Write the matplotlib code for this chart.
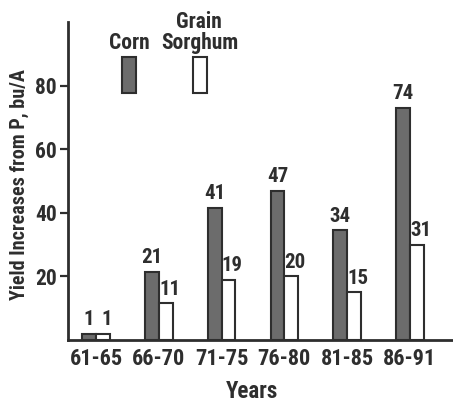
import matplotlib
matplotlib.use("Agg")
import matplotlib.pyplot as plt
from matplotlib.patches import Rectangle
import numpy as np

categories = ["61-65", "66-70", "71-75", "76-80", "81-85", "86-91"]
corn = [1, 21, 41, 47, 34, 74]
sorghum = [1, 11, 19, 20, 15, 31]
corn_plot = [2, 21.5, 41.5, 47, 34.5, 73]
sorghum_plot = [2, 11.5, 19, 20, 15, 30]
yticks = [20, 40, 60, 80]

FAM = ["Roboto Condensed", "Open Sans Condensed", "DejaVu Sans"]
plt.rcParams["font.family"] = FAM
plt.rcParams["font.weight"] = "bold"
INK = "#2e2e2e"
GRAY = "#6c6c6c"

fig = plt.figure(figsize=(4.53, 4.04), dpi=100)
ax = fig.add_axes([68/453, 64/404, 384/453, 318/404])

x = np.arange(len(categories))
w = 0.22
ax.bar(x - w/2, corn_plot, w, color=GRAY, edgecolor=INK, linewidth=1.5)
ax.bar(x + w/2, sorghum_plot, w, color="white", edgecolor=INK, linewidth=1.5)

for i in range(len(categories)):
    ax.text(x[i] - w/2, corn_plot[i] + 1.5, str(corn[i]), ha="center", va="bottom",
            fontsize=15, color=INK, fontweight="bold")
    ax.text(x[i] + w/2 + 0.06, sorghum_plot[i] + 1.5, str(sorghum[i]), ha="center", va="bottom",
            fontsize=15, color=INK, fontweight="bold")

ax.set_xlim(-0.446, 5.67)
ax.set_ylim(0, 100)
ax.set_yticks(yticks)
ax.set_xticks(x)
ax.set_xticklabels(categories)
for s in ["top", "right"]:
    ax.spines[s].set_visible(False)
for s in ["left", "bottom"]:
    ax.spines[s].set_linewidth(2)
    ax.spines[s].set_color(INK)
ax.tick_params(axis="y", length=6, width=1.6, color=INK, labelsize=15.5, labelcolor=INK, pad=2)
ax.tick_params(axis="x", length=0, labelsize=16, labelcolor=INK, pad=6)

fig.text(252/453, 1 - 392/404, "Years", ha="center", va="center", fontsize=16.5, color=INK, fontweight="bold")
fig.text(19/453, 1 - 185/404, "Yield Increases from P, bu/A", ha="center", va="center",
         rotation=90, fontsize=14.5, color=INK, fontweight="bold")

# legend
fig.patches.append(Rectangle((122/453, 1 - 93/404), 14/453, 36/404, transform=fig.transFigure,
                             facecolor=GRAY, edgecolor=INK, linewidth=1.5))
fig.patches.append(Rectangle((193/453, 1 - 93/404), 14/453, 36/404, transform=fig.transFigure,
                             facecolor="white", edgecolor=INK, linewidth=1.5))
fig.text(129.5/453, 1 - 43/404, "Corn", ha="center", va="center", fontsize=15.5, color=INK, fontweight="bold")
fig.text(200/453, 1 - 43/404, "Sorghum", ha="center", va="center", fontsize=15.5, color=INK, fontweight="bold")
fig.text(199/453, 1 - 22/404, "Grain", ha="center", va="center", fontsize=15.5, color=INK, fontweight="bold")

fig.savefig("out.png", dpi=100)
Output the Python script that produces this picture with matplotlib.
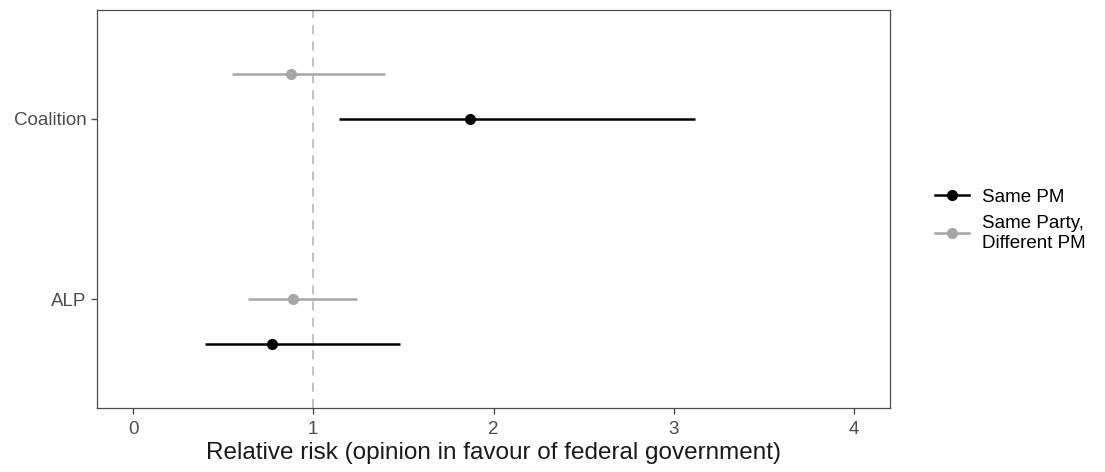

════════════════

● **Instruction**: Write out every line of the entries that holds the word "matplotlib".

● **Final result**:
Write the matplotlib code for this chart.
import matplotlib
matplotlib.use("Agg")
import matplotlib.pyplot as plt
from matplotlib.patches import Rectangle
Output the Python script that produces this picture with matplotlib.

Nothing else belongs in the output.